**Exercise details**
Leave out all pictures. Return exactly the lines from the top of the material through the line containing "edgecolor='black', linewidth=1.0, zorder=3)".
#### Material ####
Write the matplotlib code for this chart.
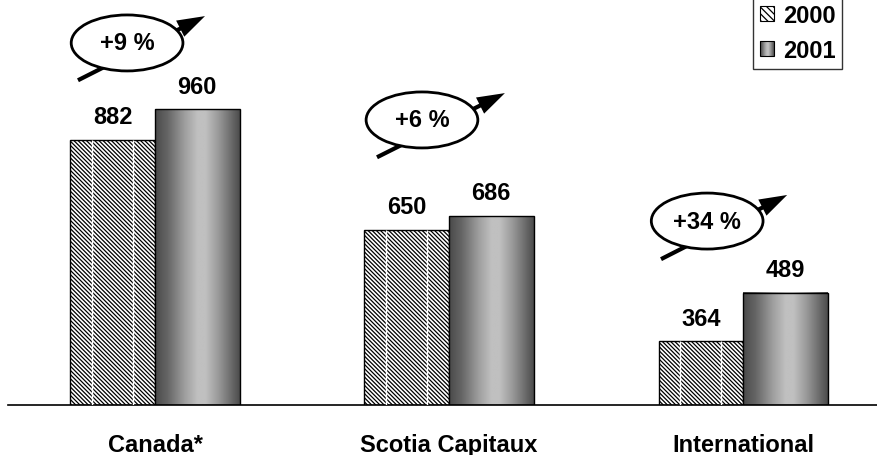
import numpy as np
import matplotlib
matplotlib.use("Agg")
import matplotlib.pyplot as plt
from matplotlib.patches import Ellipse, Rectangle
from matplotlib.legend_handler import HandlerPatch

plt.rcParams['font.family'] = ['Liberation Sans', 'DejaVu Sans']
plt.rcParams['font.weight'] = 'bold'
plt.rcParams['hatch.linewidth'] = 0.9

categories = ['Canada*', 'Scotia Capitaux', 'International']
v2000 = [882, 650, 364]
v2001 = [960, 686, 489]
growth = ['+9 %', '+6 %', '+34 %']

# position des bulles (coord. des données)
bulle_x = [-0.095, 0.908, 1.878]
bulle_y = [1131, 933, 673]
fleche_de = [(-0.262, 1035), (0.755, 837), (1.721, 575)]
fleche_a = [(0.170, 1200), (1.190, 1002), (2.150, 740)]

# profil du dégradé des barres 2001
grad_pos = [0, 0.15, 0.35, 0.5, 0.6, 0.75, 0.9, 1]
grad_gris = [0.29, 0.40, 0.62, 0.75, 0.75, 0.60, 0.42, 0.30]

YMIN, YMAX = 200, 1244
W = 0.2875
HACH = chr(92) * 8
FS = 17

fig = plt.figure(figsize=(8.78, 4.56), dpi=100)
ax = fig.add_axes([8 / 878, 50 / 456, 870 / 878, 406 / 456])

x = np.arange(len(categories))
gx = np.linspace(0, 1, 200)
gradient = np.interp(gx, grad_pos, grad_gris)[None, :]

for i in range(len(categories)):
    # 2000 : hachures
    ax.bar(x[i] - W / 2, v2000[i] - YMIN, W, bottom=YMIN, color='white',
           edgecolor='black', hatch=HACH, linewidth=1.0, zorder=2)
    x0 = x[i] - W
    for f in (0.25, 0.74):
        ax.vlines(x0 + f * W, YMIN, v2000[i], color='white', lw=1, zorder=3)
    # 2001 : dégradé
    ax.imshow(gradient, cmap='gray', vmin=0, vmax=1, aspect='auto',
              extent=(x[i], x[i] + W, YMIN, v2001[i]), zorder=2,
              interpolation='bilinear')
    ax.bar(x[i] + W / 2, v2001[i] - YMIN, W, bottom=YMIN, fill=False,
           edgecolor='black', linewidth=1.0, zorder=3)

    ax.text(x[i] - W / 2, v2000[i] + 30, str(v2000[i]), ha='center',
            va='bottom', fontsize=FS, fontweight='bold')
    ax.text(x[i] + W / 2, v2001[i] + 30, str(v2001[i]), ha='center',
            va='bottom', fontsize=FS, fontweight='bold')

    ax.annotate('', xy=fleche_a[i], xytext=fleche_de[i],
                arrowprops=dict(arrowstyle='simple,head_length=1.0,head_width=0.65,tail_width=0.15',
                                lw=0, facecolor='black', mutation_scale=20,
                                shrinkA=0, shrinkB=0), zorder=4)
    ax.add_patch(Ellipse((bulle_x[i], bulle_y[i]), 0.38, 144, facecolor='white',
                         edgecolor='black', lw=2.0, zorder=5))
    ax.text(bulle_x[i], bulle_y[i], growth[i], ha='center', va='center',
            fontsize=FS, fontweight='bold', zorder=6)

ax.set_xlim(-0.5, 2.459)
ax.set_ylim(YMIN, YMAX)
ax.set_xticks(x)
ax.set_xticklabels(categories, fontsize=FS, fontweight='bold')
ax.tick_params(axis='x', length=0, pad=20)
ax.set_yticks([])
for s in ['top', 'right', 'left']:
    ax.spines[s].set_visible(False)
ax.spines['bottom'].set_linewidth(1.2)


class HandlerDegrade(HandlerPatch):
    def create_artists(self, legend, orig_handle, xdescent, ydescent,
                       width, height, fontsize, trans):
        n = 14
        arts = []
        for k in range(n):
            g = np.interp((k + 0.5) / n, grad_pos, grad_gris)
            arts.append(Rectangle((-xdescent + k * width / n, -ydescent),
                                  width / n, height, facecolor=str(g),
                                  edgecolor='none', transform=trans))
        arts.append(Rectangle((-xdescent, -ydescent), width, height,
                              fill=False, edgecolor='black', lw=0.8,
                              transform=trans))
        return arts


h2000 = Rectangle((0, 0), 1, 1, facecolor='white', edgecolor='black',
                  hatch=chr(92) * 5, lw=0.8)
h2001 = Rectangle((0, 0), 1, 1)
leg = fig.legend([h2000, h2001], ['2000', '2001'],
                 handler_map={h2001: HandlerDegrade()},
                 loc='upper right', bbox_to_anchor=(842 / 878, 1 + 1.5 / 456),
                 fontsize=FS, frameon=True, fancybox=False,
                 handlelength=0.6, handleheight=0.6, handletextpad=0.36,
                 labelspacing=0.5, borderpad=0.28, borderaxespad=0)
leg.get_frame().set_edgecolor('black')
leg.get_frame().set_linewidth(1.0)
for t in leg.get_texts():
    t.set_fontweight('bold')

fig.savefig('out.png', dpi=100)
####
**Reply to the task**
Write the matplotlib code for this chart.
import numpy as np
import matplotlib
matplotlib.use("Agg")
import matplotlib.pyplot as plt
from matplotlib.patches import Ellipse, Rectangle
from matplotlib.legend_handler import HandlerPatch

plt.rcParams['font.family'] = ['Liberation Sans', 'DejaVu Sans']
plt.rcParams['font.weight'] = 'bold'
plt.rcParams['hatch.linewidth'] = 0.9

categories = ['Canada*', 'Scotia Capitaux', 'International']
v2000 = [882, 650, 364]
v2001 = [960, 686, 489]
growth = ['+9 %', '+6 %', '+34 %']

# position des bulles (coord. des données)
bulle_x = [-0.095, 0.908, 1.878]
bulle_y = [1131, 933, 673]
fleche_de = [(-0.262, 1035), (0.755, 837), (1.721, 575)]
fleche_a = [(0.170, 1200), (1.190, 1002), (2.150, 740)]

# profil du dégradé des barres 2001
grad_pos = [0, 0.15, 0.35, 0.5, 0.6, 0.75, 0.9, 1]
grad_gris = [0.29, 0.40, 0.62, 0.75, 0.75, 0.60, 0.42, 0.30]

YMIN, YMAX = 200, 1244
W = 0.2875
HACH = chr(92) * 8
FS = 17

fig = plt.figure(figsize=(8.78, 4.56), dpi=100)
ax = fig.add_axes([8 / 878, 50 / 456, 870 / 878, 406 / 456])

x = np.arange(len(categories))
gx = np.linspace(0, 1, 200)
gradient = np.interp(gx, grad_pos, grad_gris)[None, :]

for i in range(len(categories)):
    # 2000 : hachures
    ax.bar(x[i] - W / 2, v2000[i] - YMIN, W, bottom=YMIN, color='white',
           edgecolor='black', hatch=HACH, linewidth=1.0, zorder=2)
    x0 = x[i] - W
    for f in (0.25, 0.74):
        ax.vlines(x0 + f * W, YMIN, v2000[i], color='white', lw=1, zorder=3)
    # 2001 : dégradé
    ax.imshow(gradient, cmap='gray', vmin=0, vmax=1, aspect='auto',
              extent=(x[i], x[i] + W, YMIN, v2001[i]), zorder=2,
              interpolation='bilinear')
    ax.bar(x[i] + W / 2, v2001[i] - YMIN, W, bottom=YMIN, fill=False,
           edgecolor='black', linewidth=1.0, zorder=3)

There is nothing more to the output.